Leave out the pictures and repeat the rest of the material exactly.

# Start of SUPPLIED MATERIAL

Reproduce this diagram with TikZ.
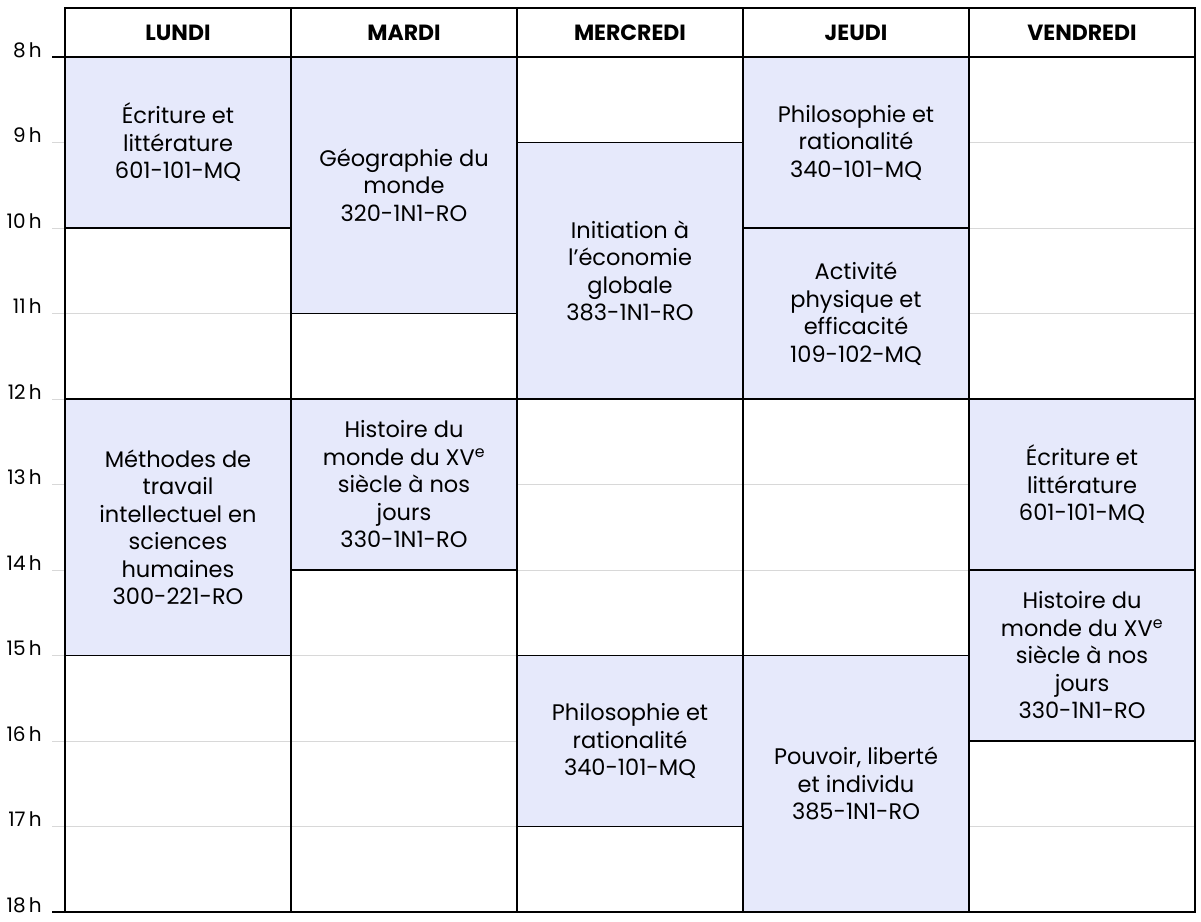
\documentclass[tikz,border=0pt]{standalone}
\usepackage{fontspec}
\setmainfont{Poppins}
\definecolor{blk}{HTML}{E6E9FB}
\definecolor{grl}{HTML}{D8D8D8}
\begin{document}
\begin{tikzpicture}[x=1pt,y=-1pt,
  course/.style={draw=black,line width=1.5pt,fill=blk},
  ctext/.style={align=center,font=\fontsize{22.5}{27.5}\selectfont,inner sep=0pt},
  head/.style={font=\bfseries\fontsize{22}{24}\selectfont},
  hlab/.style={anchor=east,font=\fontsize{20}{22}\selectfont,inner sep=0pt}]
\useasboundingbox (0,0) rectangle (1201,921);
% gray lines
\foreach \h in {9,...,17}{
  \draw[grl,line width=1pt] (52,{57+85.5*(\h-8)}) -- (1195,{57+85.5*(\h-8)});
  \node[hlab] (h\h) at (42,{50+85.5*(\h-8)}) {\h\,h};
}
\node[hlab] (h8) at (42,50) {8\,h};
\node[hlab] (h18) at (42,905) {18\,h};
\newcommand\course[5]{% name, col, h0, h1, text
  \pgfmathsetmacro\xa{65+226*#2}\pgfmathsetmacro\xb{65+226*(#2+1)}
  \pgfmathsetmacro\ya{57+85.5*(#3-8)}\pgfmathsetmacro\yb{57+85.5*(#4-8)}
  \draw[course] (\xa,\ya) rectangle (\xb,\yb);
  \node[ctext] (#1) at ({(\xa+\xb)/2},{(\ya+\yb)/2}) {#5};}
\course{l1}{0}{8}{10}{Écriture et\\littérature\\601-101-MQ}
\course{l2}{0}{12}{15}{Méthodes de\\travail\\intellectuel en\\sciences\\humaines\\300-221-RO}
\course{m1}{1}{8}{11}{Géographie du\\monde\\320-1N1-RO}
\course{m2}{1}{12}{14}{Histoire du\\monde du XV\textsuperscript{e}\\siècle à nos\\jours\\330-1N1-RO}
\course{w1}{2}{9}{12}{Initiation à\\l’économie\\globale\\383-1N1-RO}
\course{w2}{2}{15}{17}{Philosophie et\\rationalité\\340-101-MQ}
\course{j1}{3}{8}{10}{Philosophie et\\rationalité\\340-101-MQ}
\course{j2}{3}{10}{12}{Activité\\physique et\\efficacité\\109-102-MQ}
\course{j3}{3}{15}{18}{Pouvoir, liberté\\et individu\\385-1N1-RO}
\course{v1}{4}{12}{14}{Écriture et\\littérature\\601-101-MQ}
\course{v2}{4}{14}{16}{Histoire du\\monde du XV\textsuperscript{e}\\siècle à nos\\jours\\330-1N1-RO}
% structure lines
\draw[line width=1.5pt] (65,399) -- (1195,399);
\foreach \x in {291,517,743,969}{\draw[line width=1.5pt] (\x,8) -- (\x,912);}
\draw[line width=2pt] (65,8) rectangle (1195,912);
\draw[line width=2pt] (52,57) -- (1195,57);
\draw[line width=2pt] (52,912) -- (65,912);
% headers
\foreach \n/\t [count=\i from 0] in {hl/LUNDI,hm/MARDI,hw/MERCREDI,hj/JEUDI,hv/VENDREDI}
  \node[head] (\n) at ({65+226*\i+113},33) {\t};
\end{tikzpicture}
\end{document}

# End of SUPPLIED MATERIAL

* **WRITTEN SOLUTION**
Reproduce this diagram with TikZ.
\documentclass[tikz,border=0pt]{standalone}
\usepackage{fontspec}
\setmainfont{Poppins}
\definecolor{blk}{HTML}{E6E9FB}
\definecolor{grl}{HTML}{D8D8D8}
\begin{document}
\begin{tikzpicture}[x=1pt,y=-1pt,
  course/.style={draw=black,line width=1.5pt,fill=blk},
  ctext/.style={align=center,font=\fontsize{22.5}{27.5}\selectfont,inner sep=0pt},
  head/.style={font=\bfseries\fontsize{22}{24}\selectfont},
  hlab/.style={anchor=east,font=\fontsize{20}{22}\selectfont,inner sep=0pt}]
\useasboundingbox (0,0) rectangle (1201,921);
% gray lines
\foreach \h in {9,...,17}{
  \draw[grl,line width=1pt] (52,{57+85.5*(\h-8)}) -- (1195,{57+85.5*(\h-8)});
  \node[hlab] (h\h) at (42,{50+85.5*(\h-8)}) {\h\,h};
}
\node[hlab] (h8) at (42,50) {8\,h};
\node[hlab] (h18) at (42,905) {18\,h};
\newcommand\course[5]{% name, col, h0, h1, text
  \pgfmathsetmacro\xa{65+226*#2}\pgfmathsetmacro\xb{65+226*(#2+1)}
  \pgfmathsetmacro\ya{57+85.5*(#3-8)}\pgfmathsetmacro\yb{57+85.5*(#4-8)}
  \draw[course] (\xa,\ya) rectangle (\xb,\yb);
  \node[ctext] (#1) at ({(\xa+\xb)/2},{(\ya+\yb)/2}) {#5};}
\course{l1}{0}{8}{10}{Écriture et\\littérature\\601-101-MQ}
\course{l2}{0}{12}{15}{Méthodes de\\travail\\intellectuel en\\sciences\\humaines\\300-221-RO}
\course{m1}{1}{8}{11}{Géographie du\\monde\\320-1N1-RO}
\course{m2}{1}{12}{14}{Histoire du\\monde du XV\textsuperscript{e}\\siècle à nos\\jours\\330-1N1-RO}
\course{w1}{2}{9}{12}{Initiation à\\l’économie\\globale\\383-1N1-RO}
\course{w2}{2}{15}{17}{Philosophie et\\rationalité\\340-101-MQ}
\course{j1}{3}{8}{10}{Philosophie et\\rationalité\\340-101-MQ}
\course{j2}{3}{10}{12}{Activité\\physique et\\efficacité\\109-102-MQ}
\course{j3}{3}{15}{18}{Pouvoir, liberté\\et individu\\385-1N1-RO}
\course{v1}{4}{12}{14}{Écriture et\\littérature\\601-101-MQ}
\course{v2}{4}{14}{16}{Histoire du\\monde du XV\textsuperscript{e}\\siècle à nos\\jours\\330-1N1-RO}
% structure lines
\draw[line width=1.5pt] (65,399) -- (1195,399);
\foreach \x in {291,517,743,969}{\draw[line width=1.5pt] (\x,8) -- (\x,912);}
\draw[line width=2pt] (65,8) rectangle (1195,912);
\draw[line width=2pt] (52,57) -- (1195,57);
\draw[line width=2pt] (52,912) -- (65,912);
% headers
\foreach \n/\t [count=\i from 0] in {hl/LUNDI,hm/MARDI,hw/MERCREDI,hj/JEUDI,hv/VENDREDI}
  \node[head] (\n) at ({65+226*\i+113},33) {\t};
\end{tikzpicture}
\end{document}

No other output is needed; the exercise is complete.